Tape::add_data(Msg *), Tape::read_data(Msg *)	c, m	Add updates described by tape to message, read any such updates from message and incorporate into shared data.
msg->add(msg_type, char *, int) msg->retrieve(msg_type, char **, int *)	m	Allows arbitrary data to be added and retrieved from Msg objects.
Protocol::fault(int pg) Protocol::page_request(Msg *, int)	c, m	Upcalls to Tapeworm for local page faults and requests for local data from remote sites.
Protocol::add_to_lock_request(Msg *, int) Protocol::add_to_lock_grant(Msg *, int) Protocol::read_from_lock_request(Msg *, int) Protocol::read_from_lock_grant(Msg *, int)	m	Allows data to be piggybacked on top of existing synchronization messages.

While tapes are conceptually independent of both the programming model and the particular protocol implementation, the underlying consistency protocol and system architecture must provide some basic support. Table 1 summarizes the required interfaces to the consistency mechanism and to the messaging subsystem. Those rows marked with a ‘c’ are requirements specific to the consistency protocol itself. Those marked with an ‘m’ are other hooks for creating and handling communication, or message, events.

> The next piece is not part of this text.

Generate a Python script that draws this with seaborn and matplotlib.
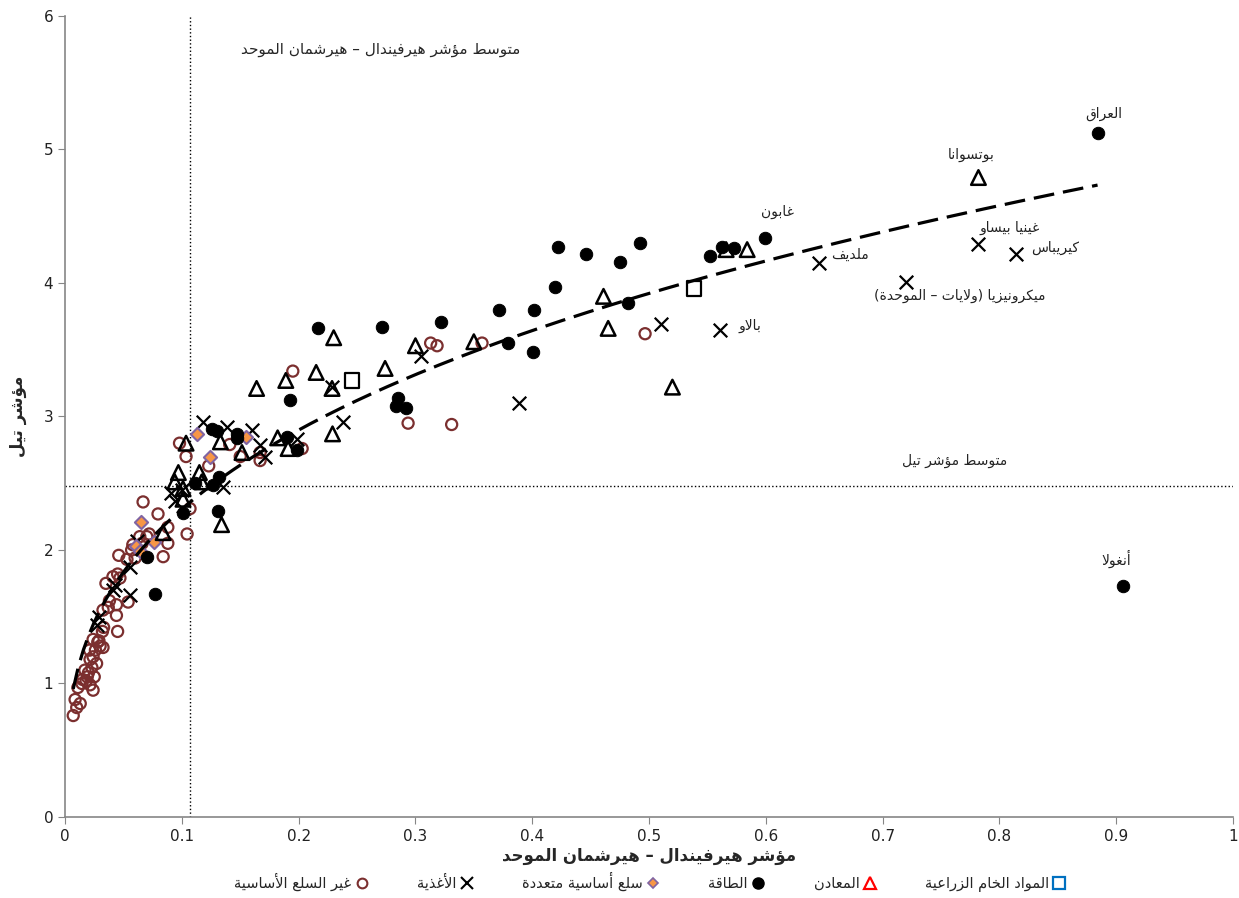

1. Interactions with the consistency protocol

Tapeworm is layered on top of a consistency protocol, it is not a consistency protocol itself. In CVM’s implementation, Tapeworm is a subclass of LmwProtocol, which is derived from the base Protocol class. LmwProtocol is the base multi-writer LRC protocol used by both CVM and TreadMarks . All protocol calls other than those listed in the last two rows of Table 1 are passed directly through to LmwProtocol. Those in the last two rows are handled first by Tapeworm, and then passed down to the lower level. Porting Tapeworm to another protocol would require changing the base class, and re-implementing the functions in the first two rows of Table 1.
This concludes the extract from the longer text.